The Crown Estate is an equal opportunity employer and is committed to ensuring that no employee or applicant is treated less favourably on the grounds of race, religion, ethnic origin, disability or sexual orientation.

We are fortunate to have many talented people who enjoy working in the challenging and unique environment that The Crown Estate offers. To reinforce this message, our staff turnover fell below 10% in 2008/09 to 9.2% compared with 11.5% in 2007/08.

Information systems – financial systems

We continue to invest in our information systems to help us achieve our corporate objectives. Our strategy will continue to target core property management systems and the underlying business processes that support them. During the year we completed the implementation of our Agresso financial system and it is now embedded within The Crown Estate. The benefits of improved financial management are now being realised across the business. We have also made a strategic investment in Spatial Data Systems (digitising and consolidating our cartographic records and providing a marine decision support tool (MaRS®)), and have extended our capability to support strategic planning decisions, especially in relation to our investment in renewable and low carbon energy.

During the financial year there was one non-reportable personal data incident and none in the prior year.

Insurance

The Crown Estate's insurance programme was re-tendered by our insurance brokers in advance of the April 2009 renewal. As a result of this exercise, no increases have been incurred in the rates used to calculate the premiums payable by our tenants.

The Crown Estate continues in its support for those provisions within the Commercial Lease Code that relate to the disclosure of insurance commissions. Our average commission on the insurance arranged on the property portfolio is 7.7%. The advice received from our brokers is that this is at the lower end of the commission levels retained by other major property owners.

Looking ahead

During the year we have started to take advantage of market conditions to reposition the portfolio in line with our investment strategy. Significant investments have been made, as values fell and attractively priced purchase opportunities arose, in high quality retail parks and industrial estates which have secure income streams and provide asset management opportunities. We expect this trend to continue through 2009/10, targeting the purchase of dominant shopping centres, open A1 retail parks and south east industrials. We have also made a number of disposals of properties that are not core to our strategy.

We expect yields to stabilise during 2009/10 but it will be another tough year as the recession feeds through to higher unemployment, more pressure on retailer margins and a higher level of voids across the portfolio. Rental values are now falling and we are not expecting them to start picking up until 2011/12. This is also starting to impact on the marine portfolio as turnover rents on marinas, ports and aggregate extraction come under pressure.
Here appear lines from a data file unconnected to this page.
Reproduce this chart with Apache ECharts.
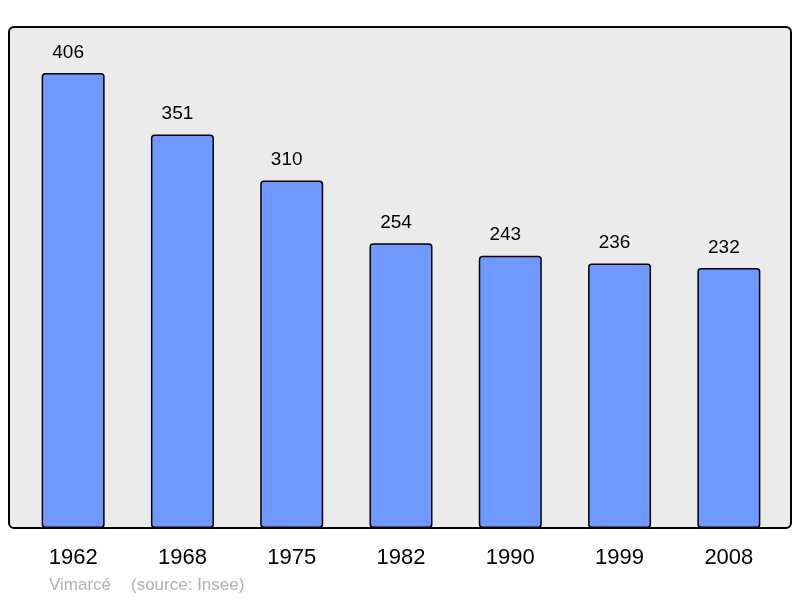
<!DOCTYPE html>
<html><head><meta charset="utf-8">
<script src="https://cdn.jsdelivr.net/npm/echarts@6/dist/echarts.min.js"></script>
<style>html,body{margin:0;padding:0;background:#fff}#c{width:800px;height:598px}</style>
</head><body><div id="c"></div>
<script>
const categories = ['1962','1968','1975','1982','1990','1999','2008'];
const population = [406, 351, 310, 254, 243, 236, 232];
const footerName = 'Vimarcé';
const footerSource = '(source: Insee)';

const chart = echarts.init(document.getElementById('c'), null, {renderer:'canvas'});
chart.setOption({
  animation:false,
  backgroundColor:'#ffffff',
  graphic:[
    {type:'rect', shape:{x:9,y:27,width:782,height:501,r:5}, style:{fill:'#ebebeb',stroke:'#000',lineWidth:2}, z:-10},
    {type:'text', left:49, top:577, style:{text:footerName, fill:'#b0b0b0', font:'17px "Liberation Sans", Arial, sans-serif'}},
    {type:'text', left:131, top:577, style:{text:footerSource, fill:'#b0b0b0', font:'17px "Liberation Sans", Arial, sans-serif'}}
  ],
  grid:{left:18.5, right:16.5, top:27, bottom:70},
  xAxis:{type:'category', data:categories,
    axisLine:{show:false}, axisTick:{show:false},
    axisLabel:{color:'#000', fontSize:22, fontFamily:'"Liberation Sans", Arial, sans-serif', margin:19, offset:[0,0]}},
  yAxis:{type:'value', min:0, max:447, show:false, splitLine:{show:false}},
  series:[{type:'bar', data:population, barWidth:63,
    itemStyle:{color:'#7099ff', borderColor:'#000', borderWidth:1.5, borderRadius:3},
    label:{show:true, position:'top', distance:11, offset:[-5,0], color:'#000', fontSize:19, fontFamily:'"Liberation Sans", Arial, sans-serif'}
  }]
});
</script></body></html>
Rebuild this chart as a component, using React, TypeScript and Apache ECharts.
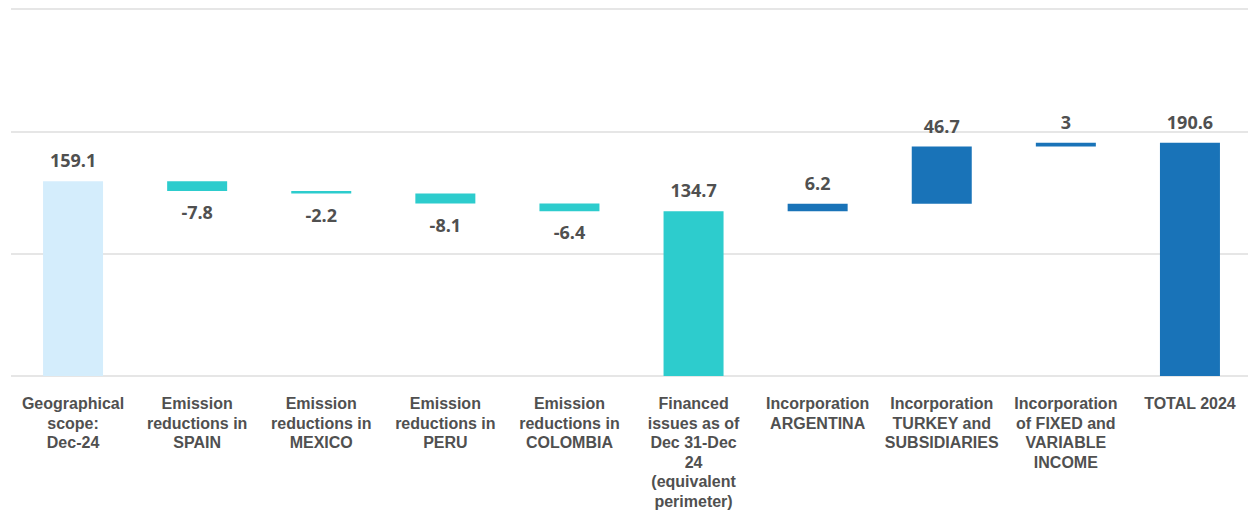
import React, { useEffect, useRef } from "react";
import * as echarts from "echarts";

const categories = [
  "Geographical\nscope:\nDec-24",
  "Emission\nreductions in\nSPAIN",
  "Emission\nreductions in\nMEXICO",
  "Emission\nreductions in\nPERU",
  "Emission\nreductions in\nCOLOMBIA",
  "Financed\nissues as of\nDec 31-Dec\n24\n(equivalent\nperimeter)",
  "Incorporation\nARGENTINA",
  "Incorporation\nTURKEY and\nSUBSIDIARIES",
  "Incorporation\nof FIXED and\nVARIABLE\nINCOME",
  "TOTAL 2024",
];
// delta values; "total" kinds start at zero
const values = [159.1, -7.8, -2.2, -8.1, -6.4, 134.7, 6.2, 46.7, 3, 190.6];
const kinds = ["total", "delta", "delta", "delta", "delta", "total", "delta", "delta", "delta", "total"];
const barColors = ["#D4EDFC", "#2DCCCD", "#2DCCCD", "#2DCCCD", "#2DCCCD", "#2DCCCD", "#1973B8", "#1973B8", "#1973B8", "#1973B8"];
const yTicks = { min: 0, max: 300, interval: 100 };

export default function App() {
  const ref = useRef<HTMLDivElement>(null);
  useEffect(() => {
    document.body.style.margin = "0";
    document.body.style.overflow = "hidden";
    const chart = echarts.init(ref.current!, undefined, { renderer: "svg" });
    let running = 0;
    const base: number[] = [];
    const vis: any[] = [];
    values.forEach((v, i) => {
      if (kinds[i] === "total") {
        base.push(0);
        running = v;
        vis.push({
          value: v,
          itemStyle: { color: barColors[i] },
          label: { position: "top", distance: 12, formatter: String(v) },
        });
      } else {
        const start = running;
        const end = running + v;
        running = end;
        base.push(Math.min(start, end));
        vis.push({
          value: Math.abs(v),
          itemStyle: { color: barColors[i] },
          label: {
            position: v < 0 ? "bottom" : "top",
            distance: 12,
            formatter: String(v),
          },
        });
      }
    });
    chart.setOption({
      animation: false,
      grid: { left: 11, right: 0, top: 9, bottom: 131 },
      xAxis: {
        type: "category",
        data: categories,
        axisLine: { show: false },
        axisTick: { show: false },
        axisLabel: {
          interval: 0,
          margin: 18,
          color: "#505050",
          fontFamily: "Liberation Sans",
          fontWeight: "bold",
          fontSize: 16,
          lineHeight: 19.5,
          verticalAlign: "top",
        },
      },
      yAxis: {
        type: "value",
        min: yTicks.min,
        max: yTicks.max,
        interval: yTicks.interval,
        axisLabel: { show: false },
        axisLine: { show: false },
        axisTick: { show: false },
        splitLine: { lineStyle: { color: "#e6e6e6", width: 2 } },
      },
      series: [
        {
          type: "bar",
          stack: "w",
          data: base,
          itemStyle: { color: "transparent" },
          barWidth: 60,
          silent: true,
        },
        {
          type: "bar",
          stack: "w",
          data: vis,
          barWidth: 60,
          label: {
            show: true,
            color: "#505050",
            fontFamily: "Open Sans",
            fontWeight: "bold",
            fontSize: 18,
          },
        },
      ],
    });
    return () => chart.dispose();
  }, []);
  return <div ref={ref} style={{ width: 1252, height: 511 }} />;
}
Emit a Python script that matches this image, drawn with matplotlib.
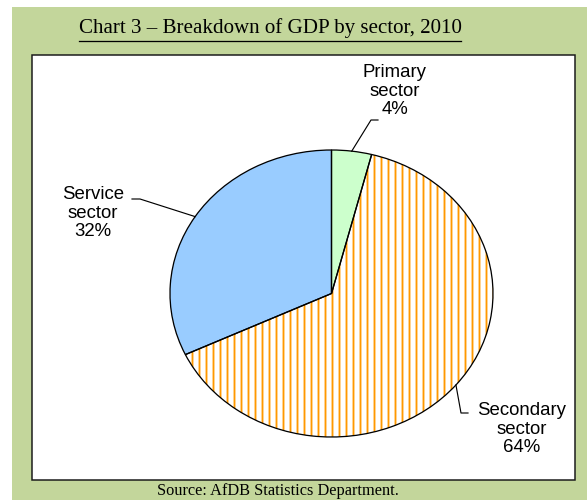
import numpy as np
import matplotlib
matplotlib.use("Agg")
import matplotlib.pyplot as plt
from matplotlib.patches import Rectangle
from matplotlib.lines import Line2D

# GDP shares by sector, 2010 (percent), clockwise from 12 o'clock
sectors = ["Primary\nsector", "Secondary\nsector", "Service\nsector"]
shares = [4, 64, 32]
fills = ["#CCFFCC", "white", "#99CCFF"]
hatches = ["", "||", ""]
hatch_cols = ["#CCFFCC", "#FF9900", "#99CCFF"]

W, H = 587, 503
DPI = 84
plt.rcParams['hatch.linewidth'] = 1.6

fig = plt.figure(figsize=(W / DPI, H / DPI), dpi=DPI)
fig.patch.set_facecolor("white")

def fx(x):
    return x / W

def fy(y):
    return 1 - y / H

# background / frame
bg = fig.add_axes([0, 0, 1, 1])
bg.set_xlim(0, W)
bg.set_ylim(H, 0)
bg.axis("off")
bg.add_patch(Rectangle((12, 7), W - 12, 493, facecolor="#C3D69B", edgecolor="none"))
bg.add_patch(Rectangle((32, 55), 543, 425, facecolor="white", edgecolor="#1a1a1a", lw=1.3))

title = bg.text(270, 28, "Chart 3 \u2013 Breakdown of GDP by sector, 2010", ha="center", va="center",
                family="Liberation Serif", fontsize=18, color="black")
bg.text(278, 491, "Source: AfDB Statistics Department.", ha="center", va="center",
        family="Liberation Serif", fontsize=14, color="black")

fig.canvas.draw()
bb = title.get_window_extent().transformed(bg.transData.inverted())
bg.plot([bb.x0, bb.x1], [41, 41], color="black", lw=1.1)

# the pie (elliptical in the original)
pl, pt, pr, pb = 170, 150, 493, 437
ax = fig.add_axes([fx(pl), fy(pb), (pr - pl) / W, (pb - pt) / H])
wedges, _ = ax.pie(shares, colors=fills, startangle=90, counterclock=False,
                   wedgeprops=dict(linewidth=0))
for w, h, c in zip(wedges, hatches, hatch_cols):
    w.set_hatch(h)
    w.set_edgecolor(c)
outline, _ = ax.pie(shares, colors=["none"] * 3, startangle=90, counterclock=False,
                    wedgeprops=dict(linewidth=1.1, edgecolor="black", fill=False))
ax.set_aspect("auto")
ax.set_xlim(-1, 1)
ax.set_ylim(-1, 1)
ax.axis("off")
for w in outline:
    w.set_clip_on(False)

# labels with leader lines (kink point, text end, text centre in pixels)
label_pos = [
    ((371, 120), (378, 120), (395, 91)),
    ((461, 413), (468, 413), (522, 429)),
    ((140, 199), (132, 199), (93, 213)),
]
fig.canvas.draw()
inv = bg.transData.inverted()
for w, txt, s, (kink, end, tc) in zip(wedges, sectors, shares, label_pos):
    mid = np.deg2rad((w.theta1 + w.theta2) / 2)
    ax_pt = ax.transData.transform((np.cos(mid), np.sin(mid)))
    a = inv.transform(ax_pt)
    bg_line = Line2D([a[0], kink[0], end[0]], [a[1], kink[1], end[1]], color="black", lw=1.0,
                     transform=bg.transData, zorder=5)
    fig.add_artist(bg_line)
    fig.text(fx(tc[0]), fy(tc[1]), f"{txt}\n{s}%", ha="center", va="center", multialignment="center",
             family="Liberation Sans", fontsize=16, linespacing=1.15, color="black")

fig.savefig("out.png", dpi=DPI)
2009/10 will therefore be a particularly challenging year. Our view is that for a business such as The Crown Estate, with a long-term agenda and sound fundamentals in place, the coming 12 months will nonetheless reveal interesting opportunities to deliver our strategy, proactively manage our assets and improve our portfolio. To this end we will be taking forward our development programme, working up planning applications and continuing to invest time and money in renewable energy.